How did the Abolition Acts of 1807 and 1833 affect the slave trade?
As soon as Europeans began to settle in America, in the early 16th century, they imported enslaved Africans to work for them. As European settlement grew, so did the demand for enslaved people. Over the next 300 years more than 11 million enslaved people were transported across the Atlantic from Africa to America and the West Indies, and Britain led this trade from the mid-17th century onwards. Ports such as Bristol, Liverpool and Glasgow sent out many slaving ships each year, bringing great prosperity to their owners. Many other cities also grew rich on the profits of industries which depended on slave-produced materials such as cotton, sugar and tobacco.

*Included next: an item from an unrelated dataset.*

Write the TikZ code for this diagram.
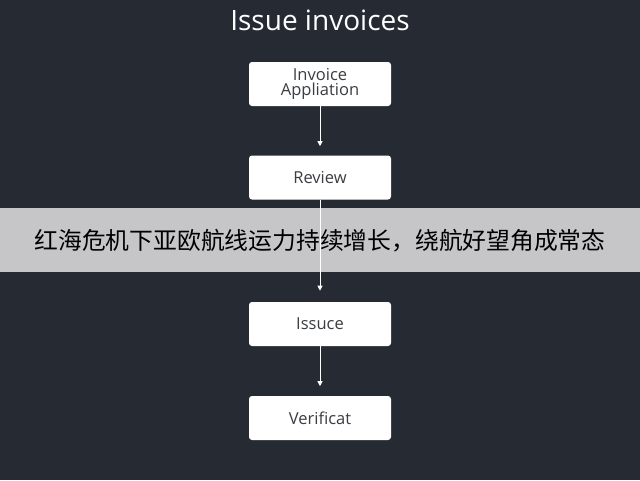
\documentclass[tikz,border=0pt]{standalone}
\usepackage{fontspec}
\setmainfont{Open Sans}
\newfontfamily\cjk{Noto Sans CJK SC}
\usetikzlibrary{arrows.meta}
\definecolor{bg}{HTML}{262B33}
\definecolor{band}{HTML}{C6C6C8}
\definecolor{txt}{HTML}{3A3D42}
\begin{document}
\begin{tikzpicture}[x=1pt,y=-1pt,
  box/.style={draw=none,fill=white,rounded corners=3pt,minimum width=142pt,minimum height=44pt,text=txt,font=\fontsize{16.5}{18}\selectfont,align=center,inner sep=2pt},
  arr/.style={draw=white,line width=1pt,-{Triangle[width=5pt,length=5pt]}}]
\fill[bg] (0,0) rectangle (640,480);
\node[text=white,font=\fontsize{28}{30}\selectfont] (t) at (320,20) {Issue invoices};
\node[box] (a) at (320,84) {Invoice\\[-3pt]Appliation};
\node[box] (b) at (320,177.5) {Review};
\node[box] (c) at (320,324) {Issuce};
\node[box] (d) at (320,418) {Verificat};
\fill[band] (0,208) rectangle (640,272);
\node[font=\cjk\fontsize{23.8}{26}\selectfont,text=black] (bt) at (320,241) {红海危机下亚欧航线运力持续增长，绕航好望角成常态};
\draw[arr] (a.south) -- ++(0,40);
\draw[arr] (b.south) -- ++(0,91);
\draw[arr] (c.south) -- ++(0,40);
\end{tikzpicture}
\end{document}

The campaign in Britain to abolish slavery began in the 1760s, supported by both black and white abolitionists. The battle was long and hard-fought, with pro-slavery campaigners arguing that the slave trade was important for the British economy and claiming that enslaved Africans were happy and well-treated. However the frequent rebellions by enslaved Africans and evidence of the appalling conditions endured by them during and after transportation led to growing support for the demands to abolish the slave trade. Eventually, in 1807, Parliament passed an Act for the Abolition of the Slave Trade, which abolished the trade by Britain in enslaved peoples between Africa, the West Indies and America.
The pro-slavery campaigners had argued that with no new enslaved Africans being traded slave-owners would treat their existing slaves better. However, it was clear that enslaved people were still harshly treated and many continued to resist and rebel against their enslavement. In 1833 Parliament passed a further act to abolish slavery in the British West Indies, Canada and the Cape of Good Hope (southern Africa), meaning that it was now illegal to buy or own a person. However, slavery continued in other areas of the British Empire including the territories run by the East India Company, Ceylon (modern day Sri Lanka) and St Helena. Between 1808 and 1869 the Royal Navy's West Africa Squadron seized over 1,600 slave ships and freed about 150,000 Africans but, despite this, it is estimated that a further 1 million people were enslaved and transported throughout the 19th Century.
Tasks
- These enslaved people originated in Africa. Are these African names? Who named them?
- How many names do the enslaved Africans have? Why weren't they given surnames?
- Which enslaved people are male and which are female? Does their gender make any difference to how they were treated by the court?
- Dominica had been a French possession until 1763. Which of the slaves have French names?
1. Read Source 1. Look at the names on the document.
- What have most of these enslaved people been charged with?
- Dominica is quite a small island. When the first census was carried out there in 1834 the population (whites and blacks) was only 14,000. What does this document tell you about the scale of resistance by runaways?
2. Now look at the charges against the enslaved Africans in Source 1.
- How many were hanged? How many whipped? How many discharged?
- What happened to Pierre (January 28th)?
- Why do you think the sentences handed out were so ferocious?
- What would you say about this document if you were a British abolitionist working for the total abolition of slavery?
- What would you say about it if you were a defender of slavery?
3. There are 13 enslaved Africans listed in the document.
- We know very little about these pictures. Use the clues you can pick out from the photographs to suggest what they actually show.
- Write a brief description of the enslaved people -age, numbers, clothing, other conditions.
- These photographs were taken about 1869, in the Indian Ocean. How useful are they as evidence of the Atlantic slave trade before its abolition in 1807?
- The ship on which these photographs were taken was the HMS Daphne, a British naval ship used to prevent the transportation of enslaved people. Do you think Britain had the right to act as the world's police, stopping and searching ships of other nations? (Remember that Britain had been a large slave trading nation until 1833.)
4. Look at Source 2a, b and c.
Having been the largest slaving nation, Britain became a determined abolitionist power after 1833, using the Royal Navy to stop ships suspected of being slavers. These photographs were taken about 1868, off the east coast of Africa. They form part of a Report from John Armstrong Challice, a Lieutenant in the Royal Navy, working to abolish slavery in Zanzibar. Zanzibar did not abolish slavery until 1897.